Vindaloo

Sharon Hashimito Click to read more...

Sharon Hashimoto is the author of The Crane Wife (Story Line, 2003), winner of the Nicholas Roerich Prize. Her work has appeared in North American Review, Crab Orchard Review and Tampa Review. Hashimoto is a writing instructor at Highline Community College in Washington State.

           Hank Teraoka looked around the Middle Eastern restaurant filled with the smells of curry. He felt uncomfortable in the dark room, sitting next to the curtained window and fingering the one-page plastic menu. He couldn’t help but catch glimpses of heavy brows, the cook’s black eyes staring from the kitchen, at him—a Japanese man in his eighties. Hank didn’t understand anything on the menu. Not the luncheon special—Shahi Korma? But it was cheap, a plate lunch for only $7.95 with something called basmati rice, which to his mind should be Calrose or Nikko sticky white rice.

          He had asked for the corner table where the light was brightest, where he and Teru had sat only nine months ago.
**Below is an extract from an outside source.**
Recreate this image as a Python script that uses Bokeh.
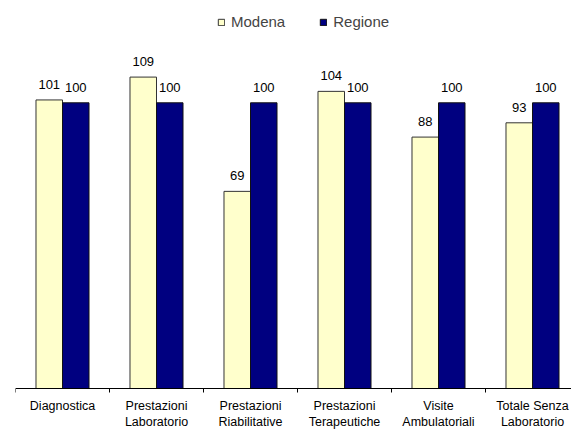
from bokeh.plotting import figure
from bokeh.models import ColumnDataSource, Range1d, Legend, LegendItem, Span
from bokeh.core.properties import value
from bokeh.transform import dodge
from bokeh.embed import file_html
from bokeh.resources import INLINE

# --- data -------------------------------------------------------------
categories_line1 = ["Diagnostica", "Prestazioni", "Prestazioni", "Prestazioni",
                    "Visite", "Totale Senza"]
categories_line2 = ["", "Laboratorio", "Riabilitative", "Terapeutiche",
                    "Ambulatoriali", "Laboratorio"]
modena = [101, 109, 69, 104, 88, 93]
regione = [100, 100, 100, 100, 100, 100]

# --- geometry ---------------------------------------------------------
W, H = 571, 429
CAT_PX = 94.0          # pixel width of one category slot
PX_PER_UNIT = 2.857    # vertical pixels per index point
BASELINE_PX = 388      # distance of the zero line from the top edge
LEFT_PX = 15
BAR_W = 0.282
TICK_PX = 4
FONT = "Liberation Sans"

n = len(modena)
centers = [i + 0.5 for i in range(n)]
bounds = list(range(n + 1))

src = ColumnDataSource(dict(
    x=centers,
    modena=modena,
    regione=regione,
    modena_lbl=[str(v) for v in modena],
    regione_lbl=[str(v) for v in regione],
    line1=categories_line1,
    line2=categories_line2,
    zero=[0] * n,
))

# the frame fills the whole canvas; zero sits BASELINE_PX from the top
p = figure(width=W, height=H, output_backend="svg", toolbar_location=None,
           x_range=Range1d(0, (W - LEFT_PX) / CAT_PX),
           y_range=Range1d(-(H - BASELINE_PX) / PX_PER_UNIT,
                           BASELINE_PX / PX_PER_UNIT),
           x_axis_type=None, y_axis_type=None,
           min_border_left=LEFT_PX, min_border_right=0,
           min_border_top=0, min_border_bottom=0)
p.outline_line_color = None
p.grid.visible = False
p.background_fill_color = "white"
p.border_fill_color = "white"

r_m = p.vbar(x=dodge("x", -BAR_W / 2), top="modena", bottom=0, width=BAR_W,
             source=src, fill_color="#FFFFCC", line_color="#333333", line_width=1)
r_r = p.vbar(x=dodge("x", BAR_W / 2), top="regione", bottom=0, width=BAR_W,
             source=src, fill_color="#000080", line_color="#111111", line_width=1)

# value labels above each bar
for col, lbl, off in (("modena", "modena_lbl", -BAR_W / 2),
                      ("regione", "regione_lbl", BAR_W / 2)):
    p.text(x=dodge("x", off), y=col, text=lbl, source=src,
           text_align="center", text_baseline="alphabetic", y_offset=-15.5,
           text_font=value(FONT), text_font_size="13px", text_color="black")

# category axis: zero line with ticks on the slot boundaries
p.add_layout(Span(location=0, dimension="width", line_color="black", line_width=1))
p.segment(x0=bounds, y0=[0] * len(bounds), x1=bounds,
          y1=[-TICK_PX / PX_PER_UNIT] * len(bounds), line_color="black", line_width=1)

# category names, two lines under each slot
for field, off in (("line1", 17), ("line2", 33)):
    p.text(x="x", y="zero", text=field, source=src, y_offset=off,
           text_align="center", text_baseline="alphabetic",
           text_font=value(FONT), text_font_size="12.5px", text_color="black")

legend = Legend(items=[LegendItem(label="Modena", renderers=[r_m]),
                       LegendItem(label="Regione", renderers=[r_r])],
                orientation="horizontal", location=(202, 399),
                padding=0, margin=0, spacing=34,
                glyph_width=8, glyph_height=8, label_standoff=6,
                label_height=16,
                label_text_font=FONT, label_text_font_size="15px",
                border_line_color=None, background_fill_alpha=0)
p.add_layout(legend)

open("out.html", "w").write(file_html(p, INLINE))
Even then, he felt the two of them had been out of place—his wife’s Mariner sweatshirt zipped up tight against the cold. They had stopped at this restaurant because they’d always passed it on their way home from her kidney dialysis session. The background music with its lazy beat and quivery stringed instruments hadn’t mattered then.

          Hank lay the menu down against the bright orange tablecloth, picked up the water goblet and took a sip. He half expected to see his wife’s short white hair, the weight of her head tipping her chin down and making her look sleepy. Everything without Teru was a first time.

          The technicians at Day Vista Dialysis Center had hugged him, patting his back, when he brought the four boxes of Hawaii’s Best chocolate-covered macadamia nuts. “For taking such good care of my wife,” he had whispered, hoping his voice didn’t sound shaky—too emotional. At least there would be no more needles, no more tubes with dark red blood flowing in and out of the fistula in Teru’s left arm. She had never sat still, wanting to hurry up and go home. So many times when the technicians had been busy, he stood in, applying pressure with gauze squares to stop the bleeding. His fingers had grown stiff, their joints getting stuck. Finished for the day, she had always been hungry.

          “We have to try something new,” Teru had told him. Hank could tell by the sound of her voice that we meant you. He’d always been happy with a nice steak and green onions dipped into a small mound of salt. “So bad,” she used to shake her head at him. “No wonder you have high blood pressure.”

          The dialysis people had told her, no tomatoes! Eat lots of vegetables and protein. And after Teru’s last session, they had stopped at the strip mall. Here, where they saw the sign:  “Cedars Restaurant.” Right now, it bothered Hank—why couldn’t he remember her order? All he could think of was that the lunch had been something green.

          And then the waiter was by Hank’s side, a white sleeve stained with a swipe of yellow. What he wanted was Teru’s special teriyaki sauce, a meaty drumstick that Hank could dig his teeth into. He wanted the familiar ketchup taste with sugar and shoyu. Teru hadn’t made anything good since she started the dialysis treatments every Monday, Wednesday, and Friday. She said it was easier to eat out. Teru had liked letting the menu be a surprise. Once she had ordered crepes wrapped in lettuce with a shallow dipping dish on the side filled with an oily-looking vinaigrette. They had been at a Vietnamese restaurant. Bending forward, she had murmured: “Ooo, that looks different!” But Hank was always looking for something he could recognize: beef, chicken, fish.

          The waiter, trying to be patient, clutched his order pad; the stubby pencil was poised to write. Hank had been sitting for at least fifteen minutes, and there were a dozen tables with business suits and student backpacks to wait on during the lunch rush.

          “This,” Hank said, finally pointing at random.

          “Vindaloo?” the waiter asked.

          Hank nodded his head vigorously to keep from mispronouncing the word. At least there had been pictures at the Thai place. With Teru, he had tried Jamaican, Greek, and Creole. “Where do you want to go next,” he had groaned. At home, alone now, all he had to look forward to was a can of Vienna sausages or deviled ham.

          Steam rose from the tray the waiter carried to his table. As the bowl was placed in front of him, Hank felt the spices sting his sinuses as he inhaled garlic and chili. Even his eyes teared up, and he had to dab at his nose with the paper napkin. Blinking hard, Hank picked up the spoon, waiting a moment to stare at the pork and potatoes swimming in a brown liquid. Teru always said, the first taste was the strangest, the most unfamiliar. Hank gulped the red wine and vinegar broth down. He could feel the heat travel past his tongue, the back of his throat. He could feel the slow burn along his esophagus. It reached into his chest. Nodding his head, Hank took a second bite. This mouthful was the same as a lot of other new foods he had eaten. He’d be able to manage finishing about half a portion. But that didn’t mean he had to like it.